Not only are the stocks cheap, their prospects are improving, says Jason Cross, co-manager of the $380 million Whitebox Tactical Opportunities Fund (WBMIX). “There’s a sea change going on in terms of capital expenditures,” he says, with corporate boards tiring of the freewheeling ways of CEOs always looking to dig the next mine. Miners including Barrick Gold Corp. (ABX), Newmont Mining Corp. (NEM) and Kinross Gold Corp. (KGC) have replaced top executives with more conservative, cost-conscious types.

By closing nonproductive mines, putting expensive projects on hold and reducing labor costs, companies will do well even if the gold's price goes nowhere, Cross says. His fund has 3 percent in miners though two Market Vectors funds.

Cost-cutting will help short-term, though it’s too soon to see its long-term effects. So argues Dan Denbow of the $886 million USAA Precious Metals and Minerals Fund (USAGX). That's why he favors individual mining stocks with solid long-term records instead of diversified ETFs.

Denbow's favorite: Randgold Resources (GOLD). "Randgold's Mark Bristow is the CEO every other mining executive wishes they could be," he says. "He hasn't made any dumb acquisitions and he's been very methodical in how he's built the company." The stock's down 35 percent in the past 12 months, beating peers by more than 19 percentage points.

Options Bets

Other managers are making bets that have little to do with a company's fundamentals.
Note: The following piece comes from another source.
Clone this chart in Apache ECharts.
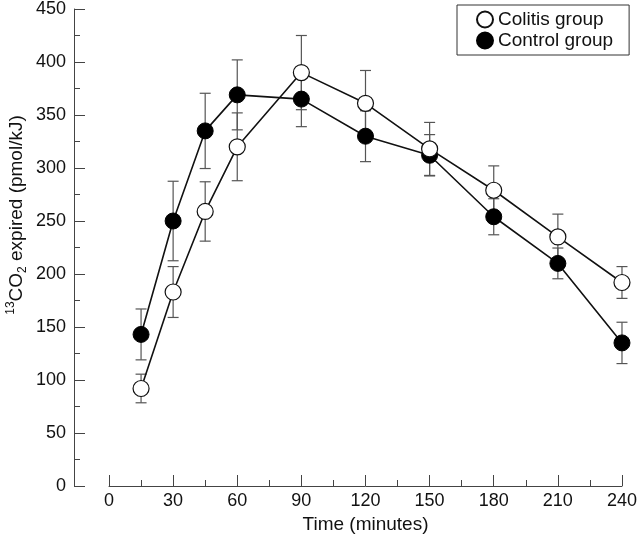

For example, Eric Metz of the RiverNorth Dynamic Buy-Write Fund (RNBWX) bought a 4 percent stake in the Market Vectors Gold Miners ETF not because he loves gold mining stocks, but so he can sell options on his position and make money on the stocks that way. In return for $1 per share of the ETF Metz gives buyers the right to buy his ETF shares at a price of about $21.50.

At Metz's purchase price of $20.40 a share, the payments translate into a 4.9 percent yield over a period of about seven weeks. Annualized, that’s a 36 percent return. His tradeoff: If the ETF rises above $21.50 he may have to deliver his shares to the options buyers.

No doubt there are other complex trades being made. Andy O’Rourke, managing director of Direxion Funds, hears that some traders are buying the leveraged gold miner ETF and shorting bullion. That way they can capture the difference between the prices with less downside if gold keeps falling. “A lot of our investors use very sophisticated strategies,” he says. With his fund down 90 percent one would hope so.